Scisys Plc (LON:SSY), the specialist IT services and systems supplier, this morning delivered half year figures in line with market expectations, with year-on-year pre-tax profits rising to £0.6m from £0.1m and revenues up 3% to £20.9m. Chairman Mike Love welcomed the figures but warned that public sector spending cuts were beginning to have an impact on order flow and that the company was cautious on its trading outlook for the rest of the year. The news led the shares down by 5.6% to 46p in early trading.

SciSys works predominantly with blue chip companies, government and quasi-government clients in the Space, Government, Defence, Environment and Media/Broadcast sectors. The company began the first half of the year with a strong £35m order book and has since picked up a further £20m of contracts, including a £9m order for the BBC; a tier 1 position with CapGemini and BT in the winning consortium for an Environment Agency outsource contract; selection as the sole UK prime contractor under the European Space Agency GFC8 framework contract; and a framework agreement with the Irish Environmental Protection Agency.

The company insisted that while delays to public sector funded contracts were a concern, its Space, Media & Broadcast and Support divisions, which account for around 65% of total revenues, were less sensitive to any impact.
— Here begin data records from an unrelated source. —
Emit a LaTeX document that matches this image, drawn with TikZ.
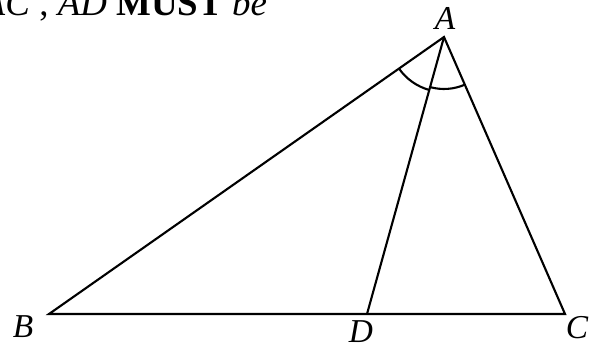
\documentclass[tikz,border=0pt]{standalone}
\usepackage{fontspec}
\setmainfont{Liberation Serif}
\begin{document}
\begin{tikzpicture}[x=0.02cm,y=-0.02cm,line width=1.2pt,
  lbl/.style={font=\fontsize{19}{22}\selectfont\itshape,inner sep=0}]
\clip (0,0) rectangle (594,349);
\node[anchor=base east,inner sep=0,font=\fontsize{21}{25}\selectfont] (txt) at (268,15) {\textit{BAC} , \textit{AD} \textbf{MUST} \textit{be}};
\coordinate (A) at (444,37);
\coordinate (B) at (49,314);
\coordinate (C) at (565,314);
\coordinate (D) at (367,314);
\draw (A) -- (B) -- (C) -- cycle;
\draw (A) -- (D);
\draw ([shift={(215:1.1cm)}]A) arc[start angle=215,end angle=254.5,radius=1.1cm];
\draw ([shift={(254.5:1.04cm)}]A) arc[start angle=254.5,end angle=293.6,radius=1.04cm];
\node[lbl] (lA) at (445,18) {A};
\node[lbl] (lB) at (23,327) {B};
\node[lbl] (lD) at (361,332) {D};
\node[lbl] (lC) at (577,328) {C};
\end{tikzpicture}
\end{document}
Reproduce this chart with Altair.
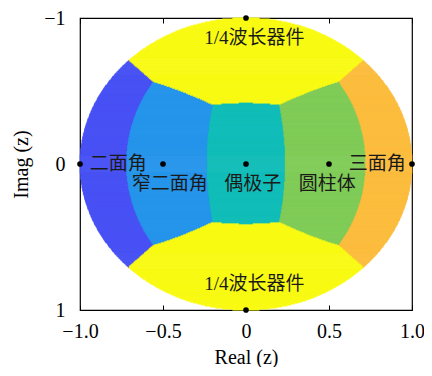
import numpy as np
import pandas as pd
import altair as alt

# reference scatterers (Cameron's classification, z-plane)
ref_class = ["三面角", "二面角", "偶极子", "圆柱体", "窄二面角", "1/4波长器件", "1/4波长器件"]
ref_real = [1.0, -1.0, 0.0, 0.5, -0.5, 0.0, 0.0]
ref_imag = [0.0, 0.0, 0.0, 0.0, 0.0, 1.0, -1.0]

class_names = ["二面角", "窄二面角", "偶极子", "圆柱体", "三面角", "1/4波长器件"]
class_colors = ["#4852F4", "#2796EB", "#12BEB9", "#80CC59", "#FCBD3E", "#F9FB14"]

label_text = ["1/4波长器件", "1/4波长器件", "二面角", "三面角", "窄二面角", "偶极子", "圆柱体"]
label_x = [0.05, 0.05, -0.77, 0.79, -0.46, 0.04, 0.49]
label_y = [-0.86, 0.82, 0.0, 0.0, 0.14, 0.14, 0.14]

x_ticks = [-1.0, -0.5, 0.0, 0.5, 1.0]
y_ticks = [-1, 0, 1]

# ---- classify the unit disk by nearest reference (Cameron distance) ----
NX, NY = 520, 295
xs = np.linspace(-1, 1, NX + 1)
ys = np.linspace(-1, 1, NY + 1)
xc = (xs[:-1] + xs[1:]) / 2
yc = (ys[:-1] + ys[1:]) / 2
zr = np.array(ref_real) + 1j * np.array(ref_imag)

rows = []
dy = ys[1] - ys[0]
for j, y in enumerate(yc):
    z = xc + 1j * y
    inside = np.abs(z) <= 1.0
    cosd = np.abs(1 + z[:, None] * np.conj(zr)[None, :]) / np.sqrt(
        (1 + np.abs(z[:, None]) ** 2) * (1 + np.abs(zr[None, :]) ** 2))
    idx = np.argmax(cosd, axis=1)
    i = 0
    while i < NX:
        if not inside[i]:
            i += 1
            continue
        k = i
        while k + 1 < NX and inside[k + 1] and idx[k + 1] == idx[i]:
            k += 1
        rows.append({"x": xs[i], "x2": xs[k + 1],
                     "y": ys[j] - 0.3 * dy, "y2": ys[j + 1] + 0.3 * dy,
                     "cls": ref_class[idx[i]]})
        i = k + 1
cells = pd.DataFrame(rows)

pts = pd.DataFrame({"re": ref_real, "im": ref_imag})
labels = pd.DataFrame({"t": label_text, "x": label_x, "y": label_y})

xscale = alt.Scale(domain=[-1, 1], nice=False, zero=False)
yscale = alt.Scale(domain=[-1, 1], nice=False, zero=False, reverse=True)
cscale = alt.Scale(domain=class_names, range=class_colors)

serif = "Liberation Serif"

x_axis = alt.Axis(values=x_ticks, title="Real (z)", grid=False, domain=False,
                  offset=-5, tickSize=5, tickColor="black", labelPadding=11,
                  labelFlush=False,
                  labelFont=serif, labelFontSize=20, labelColor="black",
                  labelExpr="datum.value == 0 ? '0' : replace(format(datum.value, '.1f'), '-', '−')",
                  titleFont=serif, titleFontSize=20, titleFontWeight="normal",
                  titleColor="black", titlePadding=6)
y_axis = alt.Axis(values=y_ticks, title="Imag (z)", grid=False, domain=False,
                  offset=-5, tickSize=5, tickColor="black", labelPadding=15,
                  labelFlush=False,
                  labelFont=serif, labelFontSize=20, labelColor="black",
                  labelExpr="replace(format(datum.value, 'd'), '-', '−')",
                  titleFont=serif, titleFontSize=20, titleFontWeight="normal",
                  titleColor="black", titlePadding=12)

regions = alt.Chart(cells).mark_rect(strokeWidth=0.4).encode(
    x=alt.X("x:Q", scale=xscale, axis=x_axis),
    x2="x2:Q",
    y=alt.Y("y:Q", scale=yscale, axis=y_axis),
    y2="y2:Q",
    color=alt.Color("cls:N", scale=cscale, legend=None),
    stroke=alt.Stroke("cls:N", scale=cscale, legend=None),
)

top_ticks = alt.Chart(pts).mark_point(opacity=0).encode(
    x=alt.X("re:Q", scale=xscale,
            axis=alt.Axis(orient="top", values=x_ticks, labels=False, title=None, grid=False,
                          domain=False, offset=-5, tickSize=5, tickColor="black")),
    y=alt.Y("im:Q", scale=yscale,
            axis=alt.Axis(orient="right", values=y_ticks, labels=False, title=None, grid=False,
                          domain=False, offset=-5, tickSize=5, tickColor="black")),
)

dots = alt.Chart(pts).mark_circle(size=32, color="black", opacity=1).encode(
    x=alt.X("re:Q", scale=xscale, axis=None),
    y=alt.Y("im:Q", scale=yscale, axis=None),
)

texts = alt.Chart(labels).mark_text(
    font="Liberation Serif, Noto Sans CJK SC", fontSize=19, color="#1a1a1a",
    align="center", baseline="middle",
).encode(
    x=alt.X("x:Q", scale=xscale, axis=None),
    y=alt.Y("y:Q", scale=yscale, axis=None),
    text="t:N",
)

chart = alt.layer(regions, top_ticks, dots, texts).resolve_axis(
    x="independent", y="independent"
).properties(
    width=332, height=292,
    autosize=alt.AutoSizeParams(type="none"),
    padding={"left": 72, "top": 10, "right": 12, "bottom": 57},
).configure_view(stroke="black", strokeWidth=1.2)

chart.save("out.html", embed_options={"renderer": "svg", "actions": False})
In addition over 50% of revenues are derived from outside the UK which gives further resilience, it said.

Mike Love, the chairman of SciSys, said: “We are pleased to report that revenues and profits are in line at the half year point with our expectations. This followed the flow of positive contract wins achieved in the second half of 2009 which gave us an excellent opening position for 2010. However, we have started to see discretionary spending cuts by the UK Government and decisions on new contracts are starting to prove quite protracted. Consequently we continue to take a cautious view on our trading outlook for the remainder of this year and beyond. Our focus is on achieving further improvement in margins and building a healthy open order book position for 2011.”